** To do **
The data below holds the lines to copy: everything from the line containing "Output the web" to the line containing "const curveData = curveTemps.map((t, i)", both ends included, set down exactly.

[Data listing]
┄┄┄┄┄┄┄┄┄┄

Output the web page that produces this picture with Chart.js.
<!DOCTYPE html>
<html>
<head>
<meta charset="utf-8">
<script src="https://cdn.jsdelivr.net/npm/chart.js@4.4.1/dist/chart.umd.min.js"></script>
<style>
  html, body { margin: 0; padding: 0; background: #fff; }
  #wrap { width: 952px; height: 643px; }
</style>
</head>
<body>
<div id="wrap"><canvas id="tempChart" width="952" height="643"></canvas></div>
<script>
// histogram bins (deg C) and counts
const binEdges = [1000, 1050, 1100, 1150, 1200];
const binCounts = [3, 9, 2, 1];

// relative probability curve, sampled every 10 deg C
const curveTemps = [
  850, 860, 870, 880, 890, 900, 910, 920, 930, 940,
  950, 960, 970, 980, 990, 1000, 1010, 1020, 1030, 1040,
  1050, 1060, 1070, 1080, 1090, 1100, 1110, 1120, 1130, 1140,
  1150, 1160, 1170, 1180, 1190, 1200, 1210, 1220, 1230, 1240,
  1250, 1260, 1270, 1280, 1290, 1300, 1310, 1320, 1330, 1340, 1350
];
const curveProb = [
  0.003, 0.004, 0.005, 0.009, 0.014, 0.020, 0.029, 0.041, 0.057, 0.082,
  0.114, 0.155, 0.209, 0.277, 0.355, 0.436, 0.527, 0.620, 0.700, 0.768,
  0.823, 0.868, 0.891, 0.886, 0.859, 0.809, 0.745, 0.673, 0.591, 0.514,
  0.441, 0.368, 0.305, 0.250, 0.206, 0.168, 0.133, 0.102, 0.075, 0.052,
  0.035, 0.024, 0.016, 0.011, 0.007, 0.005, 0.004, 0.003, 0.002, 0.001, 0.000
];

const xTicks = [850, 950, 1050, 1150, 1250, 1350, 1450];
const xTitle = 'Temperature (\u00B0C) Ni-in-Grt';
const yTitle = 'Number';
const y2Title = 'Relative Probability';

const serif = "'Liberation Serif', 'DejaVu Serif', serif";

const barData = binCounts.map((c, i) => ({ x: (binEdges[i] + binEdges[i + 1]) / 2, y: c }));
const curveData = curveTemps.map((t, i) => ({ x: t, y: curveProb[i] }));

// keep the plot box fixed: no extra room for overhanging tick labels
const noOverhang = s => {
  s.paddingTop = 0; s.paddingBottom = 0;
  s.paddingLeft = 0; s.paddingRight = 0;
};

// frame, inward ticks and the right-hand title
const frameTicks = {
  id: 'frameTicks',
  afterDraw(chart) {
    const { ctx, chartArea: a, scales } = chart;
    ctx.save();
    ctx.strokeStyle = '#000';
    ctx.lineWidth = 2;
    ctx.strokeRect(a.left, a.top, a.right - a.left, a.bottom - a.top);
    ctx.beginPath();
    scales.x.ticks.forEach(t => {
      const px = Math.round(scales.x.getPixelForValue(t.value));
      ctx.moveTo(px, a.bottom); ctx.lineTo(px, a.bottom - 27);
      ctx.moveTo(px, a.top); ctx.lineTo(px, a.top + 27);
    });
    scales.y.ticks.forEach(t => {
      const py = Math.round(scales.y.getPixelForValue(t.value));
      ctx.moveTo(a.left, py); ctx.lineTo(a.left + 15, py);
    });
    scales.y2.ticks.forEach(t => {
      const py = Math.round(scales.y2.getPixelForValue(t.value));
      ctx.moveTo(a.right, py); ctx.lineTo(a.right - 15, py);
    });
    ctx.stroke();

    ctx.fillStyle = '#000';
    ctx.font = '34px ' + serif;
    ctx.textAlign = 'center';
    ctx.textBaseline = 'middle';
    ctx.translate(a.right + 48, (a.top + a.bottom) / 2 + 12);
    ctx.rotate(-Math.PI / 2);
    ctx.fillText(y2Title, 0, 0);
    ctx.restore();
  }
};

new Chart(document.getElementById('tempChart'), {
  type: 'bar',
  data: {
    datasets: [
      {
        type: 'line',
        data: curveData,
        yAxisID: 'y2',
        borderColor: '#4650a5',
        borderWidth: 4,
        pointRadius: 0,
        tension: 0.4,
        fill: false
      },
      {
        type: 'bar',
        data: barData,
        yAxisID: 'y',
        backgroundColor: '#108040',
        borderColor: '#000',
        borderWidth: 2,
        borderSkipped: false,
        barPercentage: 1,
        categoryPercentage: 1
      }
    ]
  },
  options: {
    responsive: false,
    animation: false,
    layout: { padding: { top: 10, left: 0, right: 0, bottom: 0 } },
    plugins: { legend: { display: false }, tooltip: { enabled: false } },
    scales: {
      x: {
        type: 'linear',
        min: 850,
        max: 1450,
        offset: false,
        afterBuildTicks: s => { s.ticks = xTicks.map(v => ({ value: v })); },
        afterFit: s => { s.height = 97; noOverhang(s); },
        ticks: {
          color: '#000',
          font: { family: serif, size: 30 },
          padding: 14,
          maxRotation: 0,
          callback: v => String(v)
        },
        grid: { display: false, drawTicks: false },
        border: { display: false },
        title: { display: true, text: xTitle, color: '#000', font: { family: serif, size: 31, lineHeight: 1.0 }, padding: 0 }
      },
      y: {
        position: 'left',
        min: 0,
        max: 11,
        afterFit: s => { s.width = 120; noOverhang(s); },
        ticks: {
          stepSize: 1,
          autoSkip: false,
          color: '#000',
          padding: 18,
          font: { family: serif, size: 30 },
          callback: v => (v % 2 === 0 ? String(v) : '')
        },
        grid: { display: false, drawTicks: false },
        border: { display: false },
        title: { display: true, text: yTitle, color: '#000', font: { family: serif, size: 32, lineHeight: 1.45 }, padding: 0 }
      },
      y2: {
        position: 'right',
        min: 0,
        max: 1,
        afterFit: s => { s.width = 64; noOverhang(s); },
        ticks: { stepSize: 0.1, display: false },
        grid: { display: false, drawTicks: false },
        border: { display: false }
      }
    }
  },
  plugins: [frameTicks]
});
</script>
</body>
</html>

┄┄┄┄┄┄┄┄┄┄

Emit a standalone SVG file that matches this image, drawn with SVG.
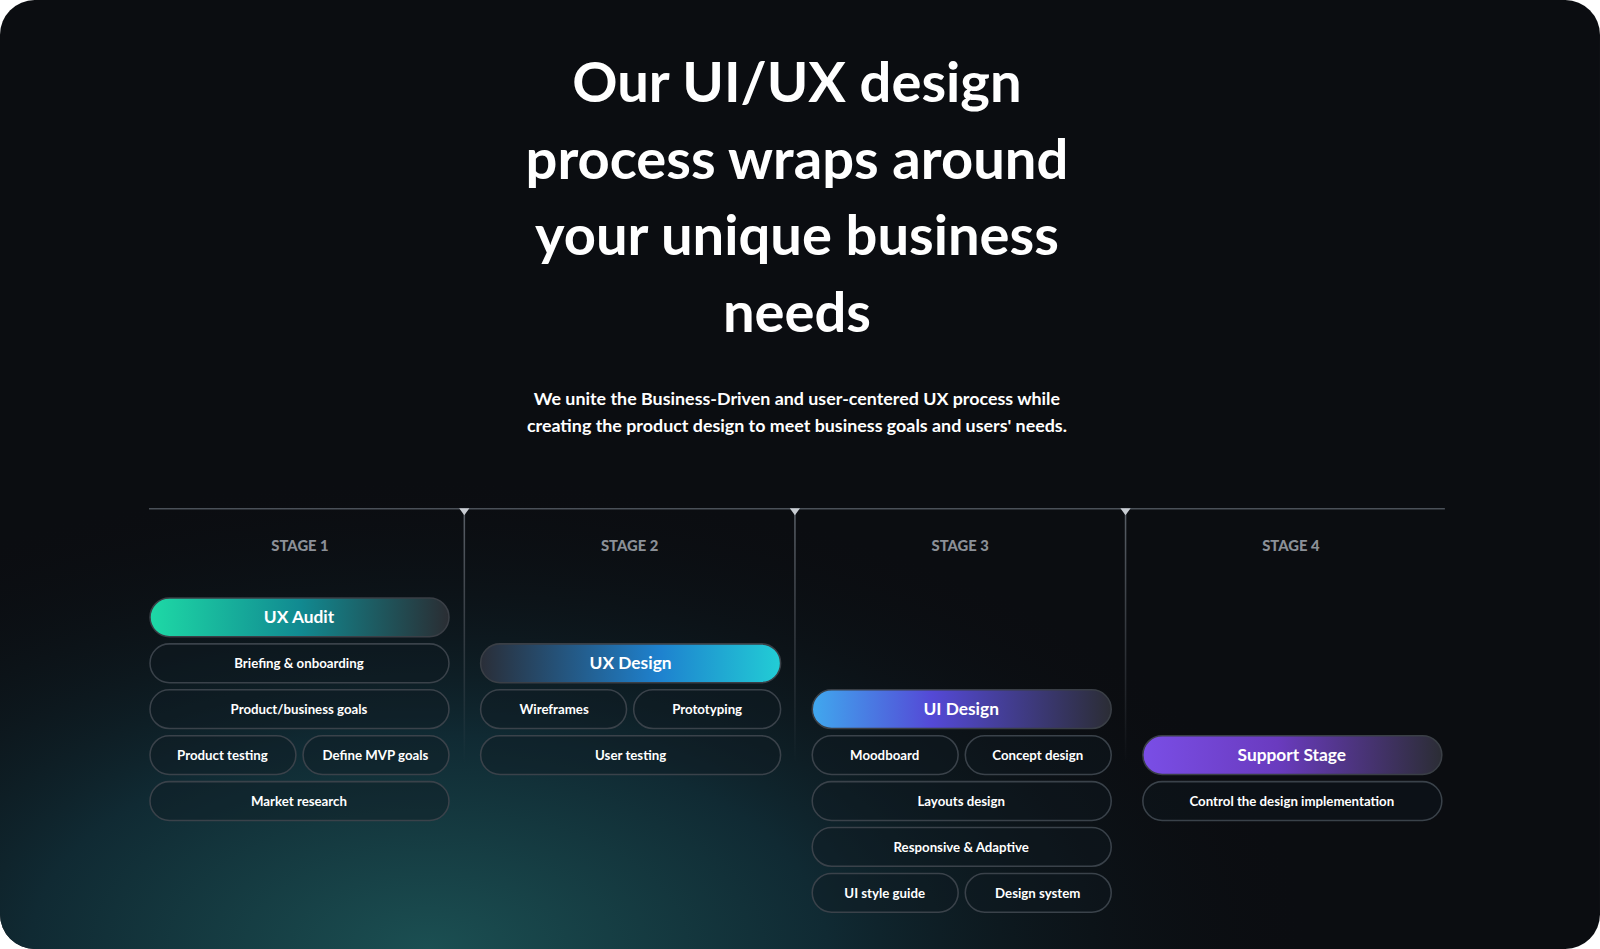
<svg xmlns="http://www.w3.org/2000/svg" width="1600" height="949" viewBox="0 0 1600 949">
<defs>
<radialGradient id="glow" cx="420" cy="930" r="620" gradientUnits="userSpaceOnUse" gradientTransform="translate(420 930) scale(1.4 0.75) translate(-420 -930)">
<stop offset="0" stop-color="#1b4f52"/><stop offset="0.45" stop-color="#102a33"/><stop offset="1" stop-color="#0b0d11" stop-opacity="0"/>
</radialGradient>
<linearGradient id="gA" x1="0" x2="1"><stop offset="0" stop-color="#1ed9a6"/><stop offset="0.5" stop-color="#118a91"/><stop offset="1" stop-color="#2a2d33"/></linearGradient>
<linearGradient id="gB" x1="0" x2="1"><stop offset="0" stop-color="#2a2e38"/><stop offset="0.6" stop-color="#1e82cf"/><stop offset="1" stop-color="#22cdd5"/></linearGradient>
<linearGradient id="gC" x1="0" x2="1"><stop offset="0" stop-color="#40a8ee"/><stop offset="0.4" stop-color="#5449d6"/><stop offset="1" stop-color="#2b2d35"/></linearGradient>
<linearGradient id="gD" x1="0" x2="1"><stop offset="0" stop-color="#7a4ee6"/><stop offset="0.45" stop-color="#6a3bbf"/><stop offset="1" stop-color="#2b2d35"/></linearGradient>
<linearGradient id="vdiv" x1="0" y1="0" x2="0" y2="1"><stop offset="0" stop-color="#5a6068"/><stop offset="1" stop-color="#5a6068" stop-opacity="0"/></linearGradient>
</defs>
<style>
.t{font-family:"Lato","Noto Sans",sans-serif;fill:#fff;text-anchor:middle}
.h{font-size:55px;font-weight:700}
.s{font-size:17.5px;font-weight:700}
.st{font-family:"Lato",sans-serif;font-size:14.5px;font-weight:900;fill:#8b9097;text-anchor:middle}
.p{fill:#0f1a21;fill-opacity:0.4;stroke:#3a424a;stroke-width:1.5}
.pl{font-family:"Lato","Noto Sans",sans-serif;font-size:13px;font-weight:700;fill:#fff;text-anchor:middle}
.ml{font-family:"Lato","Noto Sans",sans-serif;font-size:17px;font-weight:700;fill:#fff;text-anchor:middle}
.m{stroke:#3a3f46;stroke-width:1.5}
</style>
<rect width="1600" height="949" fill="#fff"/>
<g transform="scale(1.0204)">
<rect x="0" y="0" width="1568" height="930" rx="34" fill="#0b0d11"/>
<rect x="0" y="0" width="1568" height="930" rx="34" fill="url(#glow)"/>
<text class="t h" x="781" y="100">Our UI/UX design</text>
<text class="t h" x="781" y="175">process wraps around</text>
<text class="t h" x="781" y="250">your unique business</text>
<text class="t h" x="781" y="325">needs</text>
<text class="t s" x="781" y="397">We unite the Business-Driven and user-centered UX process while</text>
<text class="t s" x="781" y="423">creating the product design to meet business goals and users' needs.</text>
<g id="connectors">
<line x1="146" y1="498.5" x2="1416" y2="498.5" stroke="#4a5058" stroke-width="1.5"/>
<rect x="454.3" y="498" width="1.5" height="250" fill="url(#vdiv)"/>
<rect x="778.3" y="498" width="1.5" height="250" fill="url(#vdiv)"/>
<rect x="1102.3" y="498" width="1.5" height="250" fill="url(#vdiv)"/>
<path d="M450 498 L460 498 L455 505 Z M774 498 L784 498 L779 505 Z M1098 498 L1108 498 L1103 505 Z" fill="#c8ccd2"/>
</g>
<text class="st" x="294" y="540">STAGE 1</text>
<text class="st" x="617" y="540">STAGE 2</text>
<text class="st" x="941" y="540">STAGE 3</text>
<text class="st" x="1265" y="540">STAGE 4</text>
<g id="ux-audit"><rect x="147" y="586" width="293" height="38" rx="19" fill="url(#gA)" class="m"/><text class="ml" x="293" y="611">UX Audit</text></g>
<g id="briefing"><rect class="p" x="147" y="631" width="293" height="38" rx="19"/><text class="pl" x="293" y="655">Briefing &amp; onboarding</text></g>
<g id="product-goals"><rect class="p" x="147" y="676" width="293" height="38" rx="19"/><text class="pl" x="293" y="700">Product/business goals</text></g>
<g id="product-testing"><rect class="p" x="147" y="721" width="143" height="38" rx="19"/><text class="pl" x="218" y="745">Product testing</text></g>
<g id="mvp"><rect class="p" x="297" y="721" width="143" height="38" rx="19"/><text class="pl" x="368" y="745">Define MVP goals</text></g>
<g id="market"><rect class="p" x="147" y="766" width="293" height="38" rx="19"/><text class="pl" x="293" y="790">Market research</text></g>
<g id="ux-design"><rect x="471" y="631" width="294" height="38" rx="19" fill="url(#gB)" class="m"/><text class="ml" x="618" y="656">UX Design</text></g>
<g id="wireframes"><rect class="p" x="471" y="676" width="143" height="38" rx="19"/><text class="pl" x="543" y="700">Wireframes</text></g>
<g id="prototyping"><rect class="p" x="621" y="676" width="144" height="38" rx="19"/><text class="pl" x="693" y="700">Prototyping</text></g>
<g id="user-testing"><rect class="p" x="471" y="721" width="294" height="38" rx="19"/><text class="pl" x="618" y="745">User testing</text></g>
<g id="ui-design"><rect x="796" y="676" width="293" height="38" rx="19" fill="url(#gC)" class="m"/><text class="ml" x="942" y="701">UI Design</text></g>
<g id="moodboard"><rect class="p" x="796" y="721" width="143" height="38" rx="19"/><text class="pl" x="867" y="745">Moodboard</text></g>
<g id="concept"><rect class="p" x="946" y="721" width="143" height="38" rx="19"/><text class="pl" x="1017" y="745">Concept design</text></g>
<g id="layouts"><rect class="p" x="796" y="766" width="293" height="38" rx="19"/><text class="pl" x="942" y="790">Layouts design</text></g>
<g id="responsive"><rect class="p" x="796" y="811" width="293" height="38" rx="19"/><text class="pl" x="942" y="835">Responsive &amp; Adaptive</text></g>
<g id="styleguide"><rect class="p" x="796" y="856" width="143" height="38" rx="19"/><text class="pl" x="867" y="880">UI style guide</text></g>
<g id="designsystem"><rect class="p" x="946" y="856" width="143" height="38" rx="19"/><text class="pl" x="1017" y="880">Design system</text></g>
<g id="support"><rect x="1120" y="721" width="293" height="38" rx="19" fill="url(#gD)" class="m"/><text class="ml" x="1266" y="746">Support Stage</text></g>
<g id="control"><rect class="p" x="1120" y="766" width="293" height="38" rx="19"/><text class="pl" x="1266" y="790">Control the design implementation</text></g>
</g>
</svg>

┄┄┄┄┄┄┄┄┄┄

** Output of the task **
Output the web page that produces this picture with Chart.js.
<!DOCTYPE html>
<html>
<head>
<meta charset="utf-8">
<script src="https://cdn.jsdelivr.net/npm/chart.js@4.4.1/dist/chart.umd.min.js"></script>
<style>
  html, body { margin: 0; padding: 0; background: #fff; }
  #wrap { width: 952px; height: 643px; }
</style>
</head>
<body>
<div id="wrap"><canvas id="tempChart" width="952" height="643"></canvas></div>
<script>
// histogram bins (deg C) and counts
const binEdges = [1000, 1050, 1100, 1150, 1200];
const binCounts = [3, 9, 2, 1];

// relative probability curve, sampled every 10 deg C
const curveTemps = [
  850, 860, 870, 880, 890, 900, 910, 920, 930, 940,
  950, 960, 970, 980, 990, 1000, 1010, 1020, 1030, 1040,
  1050, 1060, 1070, 1080, 1090, 1100, 1110, 1120, 1130, 1140,
  1150, 1160, 1170, 1180, 1190, 1200, 1210, 1220, 1230, 1240,
  1250, 1260, 1270, 1280, 1290, 1300, 1310, 1320, 1330, 1340, 1350
];
const curveProb = [
  0.003, 0.004, 0.005, 0.009, 0.014, 0.020, 0.029, 0.041, 0.057, 0.082,
  0.114, 0.155, 0.209, 0.277, 0.355, 0.436, 0.527, 0.620, 0.700, 0.768,
  0.823, 0.868, 0.891, 0.886, 0.859, 0.809, 0.745, 0.673, 0.591, 0.514,
  0.441, 0.368, 0.305, 0.250, 0.206, 0.168, 0.133, 0.102, 0.075, 0.052,
  0.035, 0.024, 0.016, 0.011, 0.007, 0.005, 0.004, 0.003, 0.002, 0.001, 0.000
];

const xTicks = [850, 950, 1050, 1150, 1250, 1350, 1450];
const xTitle = 'Temperature (\u00B0C) Ni-in-Grt';
const yTitle = 'Number';
const y2Title = 'Relative Probability';

const serif = "'Liberation Serif', 'DejaVu Serif', serif";

const barData = binCounts.map((c, i) => ({ x: (binEdges[i] + binEdges[i + 1]) / 2, y: c }));
const curveData = curveTemps.map((t, i) => ({ x: t, y: curveProb[i] }));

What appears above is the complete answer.